I am walking quickly, practically running with hot tears streaming down my cheeks. I am horrified. This couple must know of the millions murdered, symbolized on this plot of land. I am dizzy and claustrophobic, unable to find my way out of this maze, tripping on the uneven ground. I finally emerge back into the bright sunlight, winded and overwhelmed.

I mount my bike and just as I am pushing off, several of the boys on my program poke fun at me, trying to make me smile off the experience. While I normally appreciate these jests, they were making comments about how the memorial is part of the public, so it is inevitably going to be treated as a park. At this point, I am exhausted. I have lost my usual fighting spirit, and just let their comments slide over me.

I find it challenging to not resent my fellow classmates. There is immense camaraderie among my group, but as one of two Jews, there is also an unaddressed tension. Is it because of my Jewish identity that I am so sensitive to the treatment of this memorial? Is it because I think of names and faces when I see these blocks?
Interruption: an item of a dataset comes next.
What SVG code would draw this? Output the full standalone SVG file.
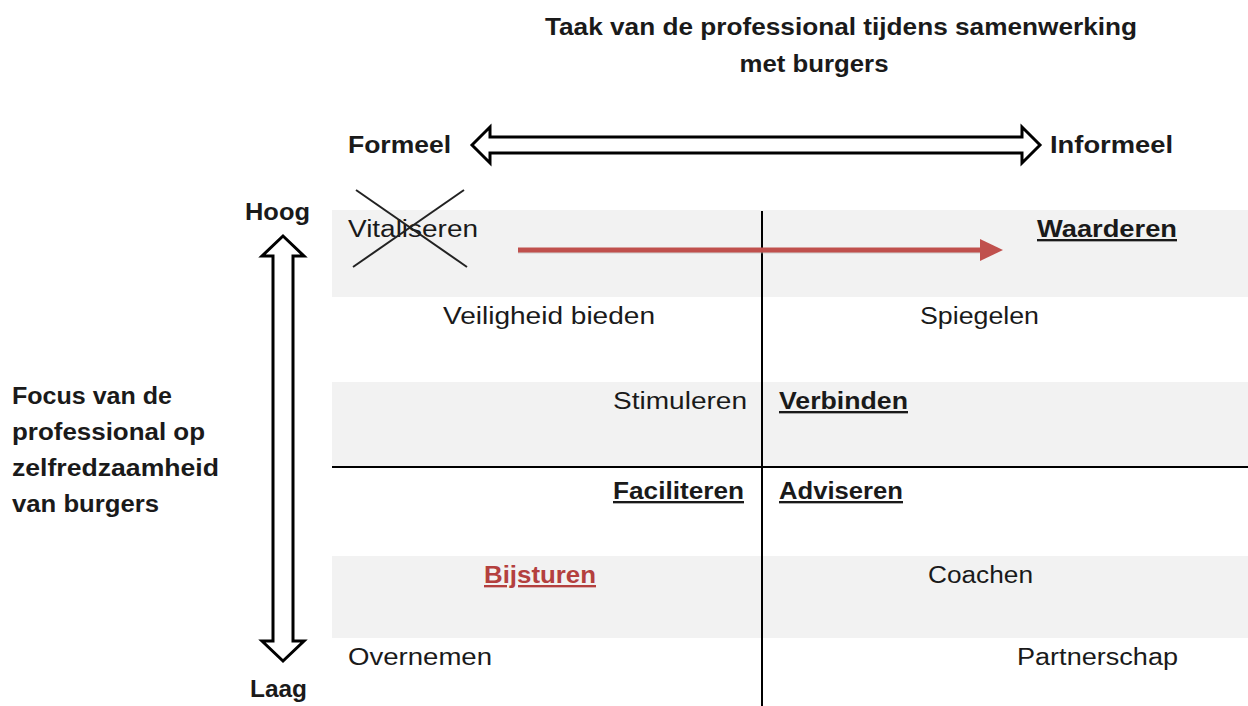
<svg xmlns="http://www.w3.org/2000/svg" width="1248" height="706" viewBox="0 0 1248 706">
<style>
text{font-family:"Liberation Sans",Arial,sans-serif;font-size:23.5px;fill:#1a1a1a}
.b{font-weight:bold}
.u{font-weight:bold;text-decoration:underline}
.band{fill:#f2f2f2}
.ax{fill:#fff;stroke:#000;stroke-width:3;stroke-linejoin:miter}
</style>
<rect width="1248" height="706" fill="#fff"/>
<g id="bands">
<rect class="band" x="332" y="210" width="916" height="87"/>
<rect class="band" x="332" y="382" width="916" height="85"/>
<rect class="band" x="332" y="556" width="916" height="82"/>
</g>
<g id="grid">
<line x1="762" y1="211" x2="762" y2="706" stroke="#000" stroke-width="2"/>
<line x1="332" y1="467" x2="1248" y2="467" stroke="#000" stroke-width="2"/>
</g>
<g id="title">
<text class="b" x="841" y="35" text-anchor="middle" textLength="592" lengthAdjust="spacingAndGlyphs">Taak van de professional tijdens samenwerking</text>
<text class="b" x="814" y="72" text-anchor="middle" textLength="149" lengthAdjust="spacingAndGlyphs">met burgers</text>
</g>
<g id="axis-h">
<polygon class="ax" points="472,145 490,127 490,137 1022,137 1022,127 1040,145 1022,163 1022,153 490,153 490,163"/>
<text class="b" x="348" y="153" textLength="103" lengthAdjust="spacingAndGlyphs">Formeel</text>
<text class="b" x="1050" y="153" textLength="123" lengthAdjust="spacingAndGlyphs">Informeel</text>
</g>
<g id="axis-v">
<polygon class="ax" points="283,236 304,256 293,256 293,641 304,641 283,661 262,641 273,641 273,256 262,256"/>
<text class="b" x="245" y="220" textLength="65" lengthAdjust="spacingAndGlyphs">Hoog</text>
<text class="b" x="250" y="697" textLength="57" lengthAdjust="spacingAndGlyphs">Laag</text>
</g>
<g id="focus-label">
<text class="b" x="12" y="404" textLength="160" lengthAdjust="spacingAndGlyphs">Focus van de</text>
<text class="b" x="12" y="440" textLength="193" lengthAdjust="spacingAndGlyphs">professional op</text>
<text class="b" x="12" y="476" textLength="207" lengthAdjust="spacingAndGlyphs">zelfredzaamheid</text>
<text class="b" x="12" y="512" textLength="147" lengthAdjust="spacingAndGlyphs">van burgers</text>
</g>
<g id="vitaliseren">
<text x="348" y="237" textLength="130" lengthAdjust="spacingAndGlyphs">Vitaliseren</text>
<line x1="356" y1="190" x2="467" y2="267" stroke="#222" stroke-width="2"/>
<line x1="464" y1="190" x2="353" y2="267" stroke="#222" stroke-width="2"/>
</g>
<g id="connectors">
<line x1="518" y1="251" x2="982" y2="251" stroke="#b0b0b0" stroke-width="5" opacity="0.5"/>
<line x1="518" y1="250" x2="982" y2="250" stroke="#c0504d" stroke-width="5"/>
<polygon points="980,239 1003,250 980,261" fill="#c0504d"/>
</g>
<g id="waarderen"><text class="u" x="1037" y="237" textLength="140" lengthAdjust="spacingAndGlyphs">Waarderen</text></g>
<g id="veiligheid"><text x="443" y="324" textLength="212" lengthAdjust="spacingAndGlyphs">Veiligheid bieden</text></g>
<g id="spiegelen"><text x="920" y="324" textLength="119" lengthAdjust="spacingAndGlyphs">Spiegelen</text></g>
<g id="stimuleren"><text x="613" y="409" textLength="134" lengthAdjust="spacingAndGlyphs">Stimuleren</text></g>
<g id="verbinden"><text class="u" x="779" y="409" textLength="129" lengthAdjust="spacingAndGlyphs">Verbinden</text></g>
<g id="faciliteren"><text class="u" x="613" y="499" textLength="131" lengthAdjust="spacingAndGlyphs">Faciliteren</text></g>
<g id="adviseren"><text class="u" x="779" y="499" textLength="124" lengthAdjust="spacingAndGlyphs">Adviseren</text></g>
<g id="bijsturen"><text class="u" x="484" y="583" textLength="112" lengthAdjust="spacingAndGlyphs" style="fill:#b4403e">Bijsturen</text></g>
<g id="coachen"><text x="928" y="583" textLength="105" lengthAdjust="spacingAndGlyphs">Coachen</text></g>
<g id="overnemen"><text x="348" y="665" textLength="144" lengthAdjust="spacingAndGlyphs">Overnemen</text></g>
<g id="partnerschap"><text x="1017" y="665" textLength="161" lengthAdjust="spacingAndGlyphs">Partnerschap</text></g>
</svg>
What does everyone else see?

This drawing is meant to visually represent my understanding of the memorial. The background features the blocks of the memorials; however, I replaced several of the wall sides with lines from the Mourner’s Kaddish in Hebrew. The Mourner’s Kaddish is a prayer said in Jewish tradition to commemorate the loss of a loved ones. Because these blocks are meant to represent the millions of Jews murdered, it only seemed right to symbolize this memorial with prayer in their memory. Overlapping the memorial is a self-portrait. I purposefully made it abstract and incomplete because of the uncertainty I was left with upon leaving the memorial. I am still working through the anger and sadness, represented through the confused, knotted line which complete the self-portrait.